**Aim**
Print exactly the lines from the first one down to the line containing "from matplotlib.transforms import", both ends included, with no pictures and nothing else.

**Data segment**
________________________
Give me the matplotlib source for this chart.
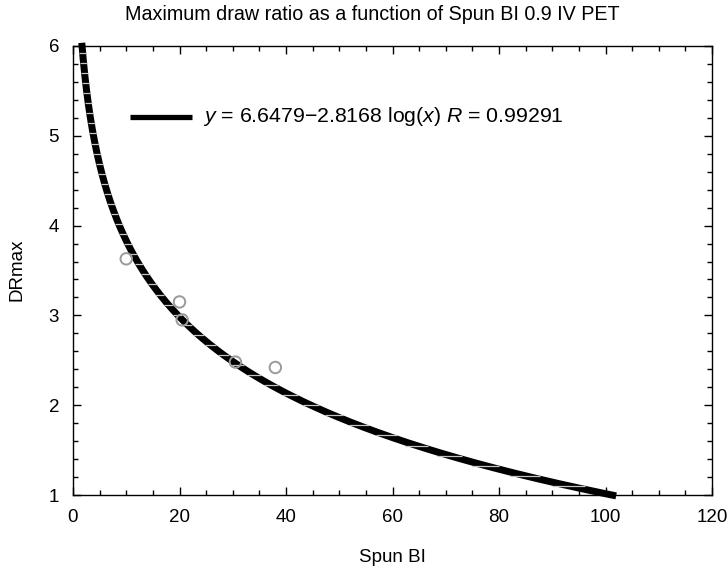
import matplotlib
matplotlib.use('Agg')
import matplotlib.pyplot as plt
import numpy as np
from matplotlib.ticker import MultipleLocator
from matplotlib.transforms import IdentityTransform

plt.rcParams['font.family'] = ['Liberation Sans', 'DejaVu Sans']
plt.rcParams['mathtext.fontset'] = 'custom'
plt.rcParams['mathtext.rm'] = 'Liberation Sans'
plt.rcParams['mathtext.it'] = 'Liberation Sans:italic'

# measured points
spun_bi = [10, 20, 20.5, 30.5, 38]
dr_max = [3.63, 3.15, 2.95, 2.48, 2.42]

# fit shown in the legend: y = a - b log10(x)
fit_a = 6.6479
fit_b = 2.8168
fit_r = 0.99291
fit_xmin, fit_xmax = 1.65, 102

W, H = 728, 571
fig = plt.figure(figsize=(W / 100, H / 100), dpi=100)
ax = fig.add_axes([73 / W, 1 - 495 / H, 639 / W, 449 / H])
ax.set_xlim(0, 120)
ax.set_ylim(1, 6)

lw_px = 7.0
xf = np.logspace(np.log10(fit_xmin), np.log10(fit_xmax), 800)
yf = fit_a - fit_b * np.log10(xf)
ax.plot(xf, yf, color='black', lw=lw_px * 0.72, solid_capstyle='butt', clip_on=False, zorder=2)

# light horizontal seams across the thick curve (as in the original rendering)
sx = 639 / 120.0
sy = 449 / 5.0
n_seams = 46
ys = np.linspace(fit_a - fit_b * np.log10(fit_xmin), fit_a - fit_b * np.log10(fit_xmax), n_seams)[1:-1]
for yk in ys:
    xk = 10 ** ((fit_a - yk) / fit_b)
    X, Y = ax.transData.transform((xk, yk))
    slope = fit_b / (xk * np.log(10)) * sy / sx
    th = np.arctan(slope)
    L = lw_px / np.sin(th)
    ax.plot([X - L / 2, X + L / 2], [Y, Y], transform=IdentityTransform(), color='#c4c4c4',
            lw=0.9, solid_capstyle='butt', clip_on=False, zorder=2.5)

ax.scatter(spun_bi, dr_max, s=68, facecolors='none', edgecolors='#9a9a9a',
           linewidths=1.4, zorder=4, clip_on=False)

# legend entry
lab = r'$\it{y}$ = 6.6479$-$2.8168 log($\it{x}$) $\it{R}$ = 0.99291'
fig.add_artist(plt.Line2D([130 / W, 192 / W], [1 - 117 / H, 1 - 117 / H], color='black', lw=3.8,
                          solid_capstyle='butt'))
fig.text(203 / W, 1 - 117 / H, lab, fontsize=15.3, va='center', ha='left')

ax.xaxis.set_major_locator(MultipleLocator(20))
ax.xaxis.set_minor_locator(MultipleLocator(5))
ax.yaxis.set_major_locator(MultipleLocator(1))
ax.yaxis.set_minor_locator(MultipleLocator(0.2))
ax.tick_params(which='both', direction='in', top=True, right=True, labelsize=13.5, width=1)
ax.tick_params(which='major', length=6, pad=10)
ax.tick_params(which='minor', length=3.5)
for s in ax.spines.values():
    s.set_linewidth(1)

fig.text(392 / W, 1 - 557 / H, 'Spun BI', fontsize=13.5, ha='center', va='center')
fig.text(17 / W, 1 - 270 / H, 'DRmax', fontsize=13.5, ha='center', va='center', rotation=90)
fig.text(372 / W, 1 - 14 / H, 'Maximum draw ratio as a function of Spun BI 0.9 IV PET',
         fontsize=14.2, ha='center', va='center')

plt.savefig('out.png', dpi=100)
________________________
**The result**
Give me the matplotlib source for this chart.
import matplotlib
matplotlib.use('Agg')
import matplotlib.pyplot as plt
import numpy as np
from matplotlib.ticker import MultipleLocator
from matplotlib.transforms import IdentityTransform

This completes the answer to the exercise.